The influence of Nacho
Duato on Fonte's choreography could be seen in his emphasis on fluidity
in the upper back and expressive arm movements. He also tends towards
high kicking hyper-extension through the legs and hips, a direct
contrast to the precision of the previous work. On this cast that
was the downfall of the piece, with too many personal interpretations
amongst the ensemble making the unison sections messy and hard to
For different reasons,
the premiere of Adrian Burnett's first piece for the Australian
Ballet as its resident choreographer was also difficult to watch.
"Aesthetic Arrest" is an unfocussed, unstructured and at times awkward
attempt at modern ballet. Choreographing to "Fearful Symmetries"

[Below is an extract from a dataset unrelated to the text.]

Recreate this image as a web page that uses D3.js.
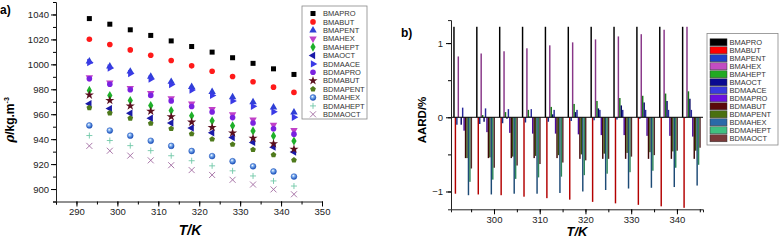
<!DOCTYPE html>
<html><head><meta charset="utf-8">
<script src="https://cdn.jsdelivr.net/npm/d3@7"></script>
<style>body{margin:0;background:#fff}svg{display:block;font-family:"Liberation Sans",Arial,sans-serif}</style>
</head><body>
<svg id="c" width="780" height="242"></svg>
<script>
// ---------- data ----------
const temps = [293.15, 298.15, 303.15, 308.15, 313.15, 318.15, 323.15, 328.15, 333.15, 338.15, 343.15];
const seriesNames = ["BMAPRO","BMABUT","BMAPENT","BMAHEX","BMAHEPT","BMAOCT","BDMAACE","BDMAPRO","BDMABUT","BDMAPENT","BDMAHEX","BDMAHEPT","BDMAOCT"];
// densities, kg/m3 (panel a)
const rhoBMAPRO   = [1036.7,1032.2,1027.7,1023.2,1018.8,1014.3,1009.8,1005.3,1000.8,996.4,991.9];
const rhoBMABUT   = [1020.1,1015.9,1011.6,1007.3,1003.1,998.8,994.5,990.3,986.0,981.7,977.5];
const rhoBMAPENT  = [1002.5,998.4,994.3,990.2,986.1,982.0,977.9,973.8,969.7,965.6,961.5];
const rhoBMAHEX   = [989.5,985.3,981.0,976.8,972.6,968.4,964.1,959.9,955.7,951.4,947.2];
const rhoBMAHEPT  = [979.1,975.0,971.0,966.9,962.9,958.8,954.7,950.7,946.6,942.6,938.5];
const rhoBMAOCT   = [968.4,964.5,960.7,956.8,952.9,949.0,945.2,941.3,937.4,933.6,929.7];
const rhoBDMAACE  = [1001.5,997.1,992.7,988.3,983.9,979.5,975.1,970.7,966.3,961.9,957.5];
const rhoBDMAPRO  = [988.5,984.0,979.6,975.1,970.7,966.2,961.8,957.3,952.9,948.4,944.0];
const rhoBDMABUT  = [975.4,971.1,966.7,962.4,958.0,953.7,949.4,945.0,940.7,936.3,932.0];
const rhoBDMAPENT = [965.2,961.0,956.8,952.6,948.4,944.2,940.0,935.8,931.6,927.4,923.2];
const rhoBDMAHEX  = [951.0,946.9,942.8,938.7,934.6,930.5,926.4,922.3,918.2,914.1,910.0];
const rhoBDMAHEPT = [942.9,938.9,934.8,930.8,926.7,922.7,918.6,914.6,910.5,906.5,902.4];
const rhoBDMAOCT  = [934.6,930.7,926.8,923.0,919.1,915.2,911.3,907.4,903.6,899.7,895.8];
// AARD/% (panel b)
const dBMAPRO   = [1.22,1.22,1.22,1.22,1.22,1.22,1.22,1.22,1.22,1.22,1.22];
const dBMABUT   = [-1.03,-1.04,-1.05,-1.07,-1.09,-1.11,-1.14,-1.16,-1.18,-1.20,-1.22];
const dBMAPENT  = [-0.10,-0.09,-0.08,-0.07,-0.06,-0.05,-0.04,-0.03,-0.02,-0.01,-0.01];
const dBMAHEX   = [0.82,0.86,0.89,0.93,0.97,1.01,1.05,1.09,1.12,1.18,1.22];
const dBMAHEPT  = [0.00,0.03,0.07,0.10,0.14,0.18,0.22,0.26,0.29,0.32,0.35];
const dBMAOCT   = [-0.10,-0.06,-0.02,0.01,0.04,0.07,0.12,0.16,0.20,0.22,0.25];
const dBDMAACE  = [0.13,0.12,0.11,0.11,0.10,0.10,0.10,0.10,0.10,0.10,0.10];
const dBDMAPRO  = [-0.18,-0.20,-0.21,-0.22,-0.22,-0.23,-0.24,-0.24,-0.25,-0.25,-0.26];
const dBDMABUT  = [-0.55,-0.55,-0.55,-0.55,-0.55,-0.56,-0.56,-0.56,-0.56,-0.56,-0.56];
const dBDMAPENT = [-0.55,-0.54,-0.53,-0.52,-0.51,-0.50,-0.49,-0.48,-0.47,-0.46,-0.45];
const dBDMAHEX  = [-1.05,-1.04,-1.03,-1.03,-1.02,-1.00,-0.98,-0.96,-0.95,-0.94,-0.92];
const dBDMAHEPT = [-0.87,-0.84,-0.83,-0.81,-0.80,-0.78,-0.76,-0.74,-0.72,-0.68,-0.64];
const dBDMAOCT  = [-0.69,-0.68,-0.65,-0.63,-0.61,-0.58,-0.56,-0.53,-0.51,-0.45,-0.41];
const xTicksA = [290,300,310,320,330,340,350];
const yTicksA = [900,920,940,960,980,1000,1020,1040];
const xTicksB = [300,310,320,330,340];
const yTicksB = [-1,0,1];

const rhoData = [rhoBMAPRO,rhoBMABUT,rhoBMAPENT,rhoBMAHEX,rhoBMAHEPT,rhoBMAOCT,rhoBDMAACE,rhoBDMAPRO,rhoBDMABUT,rhoBDMAPENT,rhoBDMAHEX,rhoBDMAHEPT,rhoBDMAOCT];
const aardData = [dBMAPRO,dBMABUT,dBMAPENT,dBMAHEX,dBMAHEPT,dBMAOCT,dBDMAACE,dBDMAPRO,dBDMABUT,dBDMAPENT,dBDMAHEX,dBDMAHEPT,dBDMAOCT];

// ---------- styles ----------
const markColors = ["#000000","#ff1a1a","#2f3fd6","#c040c8","#1fb02a","#1a1aa8","#3a3ae6","#7a22e0","#5a0f1e","#4f7a1c","#2a66cc","#70c8a8","#a06aa0"];
const markShapes = ["square","circle","up","down","diamond","left","right","circle","star","pentagon","sphere","plus","cross"];
const barColors = ["#000000","#ff0000","#2040c8","#c24dc2","#22aa22","#0a0a90","#3a3adf","#6a10e0","#5a0a0a","#4a7010","#2a6aa8","#40c080","#7a3a3a"];

const svg = d3.select("#c");
const defs = svg.append("defs");
const g = defs.append("radialGradient").attr("id","sph").attr("cx","0.4").attr("cy","0.35").attr("r","0.65");
g.append("stop").attr("offset","0").attr("stop-color","#ffffff");
g.append("stop").attr("offset","0.35").attr("stop-color","#7fb0f0");
g.append("stop").attr("offset","1").attr("stop-color","#1a4fb8");

function pentagonPath(r){
  const p=[];for(let i=0;i<5;i++){const a=-Math.PI/2+i*2*Math.PI/5;p.push([r*Math.cos(a),r*Math.sin(a)]);}
  return "M"+p.map(d=>d.join(",")).join("L")+"Z";
}
function drawMarker(sel, shape, color){
  let el;
  switch(shape){
    case "square": el=sel.append("rect").attr("x",-2.5).attr("y",-2.5).attr("width",5).attr("height",5).attr("fill",color); break;
    case "circle": el=sel.append("circle").attr("r",2.8).attr("fill",color); break;
    case "up": el=sel.append("path").attr("d",d3.symbol(d3.symbolTriangle,24)()).attr("fill",color); break;
    case "down": el=sel.append("path").attr("d",d3.symbol(d3.symbolTriangle,24)()).attr("transform","rotate(180)").attr("fill",color); break;
    case "left": el=sel.append("path").attr("d",d3.symbol(d3.symbolTriangle,24)()).attr("transform","rotate(-90)").attr("fill",color); break;
    case "right": el=sel.append("path").attr("d",d3.symbol(d3.symbolTriangle,24)()).attr("transform","rotate(90)").attr("fill",color); break;
    case "diamond": el=sel.append("path").attr("d",d3.symbol(d3.symbolDiamond,24)()).attr("fill",color); break;
    case "star": el=sel.append("path").attr("d",d3.symbol(d3.symbolStar,26)()).attr("fill",color); break;
    case "pentagon": el=sel.append("path").attr("d",pentagonPath(3)).attr("fill",color); break;
    case "sphere": el=sel.append("circle").attr("r",2.9).attr("fill","url(#sph)").attr("stroke","#1a4fb8").attr("stroke-width",0.5); break;
    case "plus": el=sel.append("path").attr("d","M-3,0H3M0,-3V3").attr("stroke",color).attr("stroke-width",0.9).attr("fill","none"); break;
    case "cross": el=sel.append("path").attr("d","M-3,-3L3,3M-3,3L3,-3").attr("stroke",color).attr("stroke-width",0.9).attr("fill","none"); break;
  }
  return el;
}
const labelStyle = s=>{s.select(".domain").remove();s.selectAll("text").attr("font-size","9.5px").attr("fill","#222").attr("font-family","Liberation Sans, Arial");};

// ---------- panel a ----------
const xa = d3.scaleLinear().domain([285,350]).range([56,322]);
const ya = d3.scaleLinear().domain([890,1050]).range([201.5,2]);
const ga = svg.append("g");
ga.append("g").attr("transform","translate(0,201.5)")
  .call(d3.axisBottom(xa).tickValues(d3.range(285,351,5)).tickSize(3).tickFormat(""))
  .call(s=>s.selectAll(".domain").attr("stroke","#222"));
ga.append("g").attr("transform","translate(0,201.5)")
  .call(d3.axisBottom(xa).tickValues(xTicksA).tickSize(5).tickPadding(2).tickFormat(d3.format("d")))
  .call(labelStyle);
ga.append("g").attr("transform","translate(56,0)")
  .call(d3.axisLeft(ya).tickValues(d3.range(890,1051,10)).tickSize(3).tickFormat(""))
  .call(s=>s.selectAll(".domain").attr("stroke","#222"));
ga.append("g").attr("transform","translate(56,0)")
  .call(d3.axisLeft(ya).tickValues(yTicksA).tickSize(5).tickPadding(2).tickFormat(d3.format("d")))
  .call(labelStyle);

rhoData.forEach((arr,si)=>{
  const gs = ga.append("g");
  arr.forEach((v,i)=>{
    const m = gs.append("g").attr("transform",`translate(${xa(temps[i])},${ya(v)})`);
    drawMarker(m, markShapes[si], markColors[si]);
  });
});
// legend a
const la = ga.append("g");
la.append("rect").attr("x",302).attr("y",6).attr("width",65).attr("height",113).attr("fill","#fff").attr("stroke","#888").attr("stroke-width",0.8);
seriesNames.forEach((n,i)=>{
  const yy = 13.5 + i*8.4;
  drawMarker(la.append("g").attr("transform",`translate(313,${yy})`), markShapes[i], markColors[i]);
  la.append("text").attr("x",323).attr("y",yy+2.7).attr("font-size","7.5px").attr("fill","#333").text(n);
});
svg.append("text").attr("x",0).attr("y",14).attr("font-size","12px").attr("font-weight","bold").text("a)");
svg.append("text").attr("transform","translate(14,120) rotate(-90)").attr("text-anchor","middle").attr("font-size","12px").attr("font-weight","bold")
  .call(t=>{t.append("tspan").attr("font-style","italic").attr("font-family","DejaVu Serif").text("ρ");
           t.append("tspan").text("/kg.m");
           t.append("tspan").attr("font-size","7px").attr("dy","-5").text("-3");});
svg.append("text").attr("x",190).attr("y",235).attr("text-anchor","middle").attr("font-size","14px").attr("font-weight","bold").attr("font-style","italic").text("T/K");

// ---------- panel b ----------
const xb = d3.scaleLinear().domain([290.6,345.7]).range([451,703]);
const yb = d3.scaleLinear().domain([-1.24,1.31]).range([209.3,20.1]);
const gb = svg.append("g");
const barW = 1.45;
aardData.forEach((arr,si)=>{
  const col = d3.interpolateRgb(barColors[si],"#000")(si===0?0:0.3);
  gb.append("g").selectAll("rect").data(arr).join("rect")
    .attr("x",(d,i)=>xb(temps[i]) + (si-6)*barW - barW/2)
    .attr("width",barW)
    .attr("y",d=>yb(Math.max(0,d)))
    .attr("height",d=>Math.abs(yb(d)-yb(0)))
    .attr("fill",col);
});
gb.append("line").attr("x1",451).attr("x2",703).attr("y1",yb(0)).attr("y2",yb(0)).attr("stroke","#000").attr("stroke-width",1);
gb.append("g").attr("transform","translate(0,209.3)")
  .call(d3.axisBottom(xb).tickValues(d3.range(295,346,5)).tickSize(3).tickFormat(""))
  .call(s=>s.selectAll(".domain").attr("stroke","#222"));
gb.append("g").attr("transform","translate(0,209.3)")
  .call(d3.axisBottom(xb).tickValues(xTicksB).tickSize(5).tickPadding(2).tickFormat(d3.format("d")))
  .call(labelStyle);
gb.append("g").attr("transform","translate(451,0)")
  .call(d3.axisLeft(yb).tickValues([-1,-0.5,0,0.5,1]).tickSize(3).tickFormat(""))
  .call(s=>s.selectAll(".domain").attr("stroke","#222"));
gb.append("g").attr("transform","translate(451,0)")
  .call(d3.axisLeft(yb).tickValues(yTicksB).tickSize(5).tickPadding(3).tickFormat(d3.format("d")))
  .call(labelStyle);
// legend b
const lb = gb.append("g");
lb.append("rect").attr("x",707).attr("y",33.5).attr("width",71).attr("height",111.5).attr("fill","#fff").attr("stroke","#888").attr("stroke-width",0.8);
seriesNames.forEach((n,i)=>{
  const yy = 42.3 + i*8;
  lb.append("rect").attr("x",710).attr("y",yy-3.5).attr("width",17).attr("height",7).attr("fill",barColors[i]).attr("stroke","#333").attr("stroke-width",0.5);
  lb.append("text").attr("x",729.5).attr("y",yy+2.7).attr("font-size","7.5px").attr("fill","#333").text(n);
});
svg.append("text").attr("x",401).attr("y",37).attr("font-size","12px").attr("font-weight","bold").text("b)");
svg.append("text").attr("transform","translate(426,120) rotate(-90)").attr("text-anchor","middle").attr("font-size","11.5px").attr("font-weight","bold").text("AARD/%");
svg.append("text").attr("x",577).attr("y",236).attr("text-anchor","middle").attr("font-size","13px").attr("font-weight","bold").attr("font-style","italic").text("T/K");
</script>
</body></html>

by John Adams, Burnett appears to be experimenting with adding movements
from the contemporary dance repertoire to classical ballet. It has
been done before, and with much more success than in this piece.
There was a definite
lack of intention from both creator and performers -- nobody seemed
to know what the point of this work was. In his program notes, Burnett
writes, "I chose the name 'Aesthetic Arrest' because I love the
sound of it." Not exactly the most comprehensive engagement with
his subject material I would say.
The only dancer who
seemed comfortable was Marc Cassidy, who opened the piece with a
whimsical solo including warped handstands and grounded, relaxed
movements. Adam Bull and Olivia Bell performed the main pas de deux,
both looking uncharacteristically clumsy in Burnett's ungainly choreography.
At one point, Peter
England's box-like set is pushed downstage by the men and spun around
to reveal unevenly spaced crimson booths inhabited by writhing dancers
displaying their flexibility. It is a scene which doesn't appear
to have any relationship to the rest of the piece and would perhaps
be more at home in a music video.
Overall, Red Hot and
New could have benefited from more judicious programming. Perhaps
moving "Aesthetic Arrest" to the start of the night would have reduced
the pressure on the choreographer who was making his debut, leaving
the more accomplished Wheeldon to finish the night on a high note.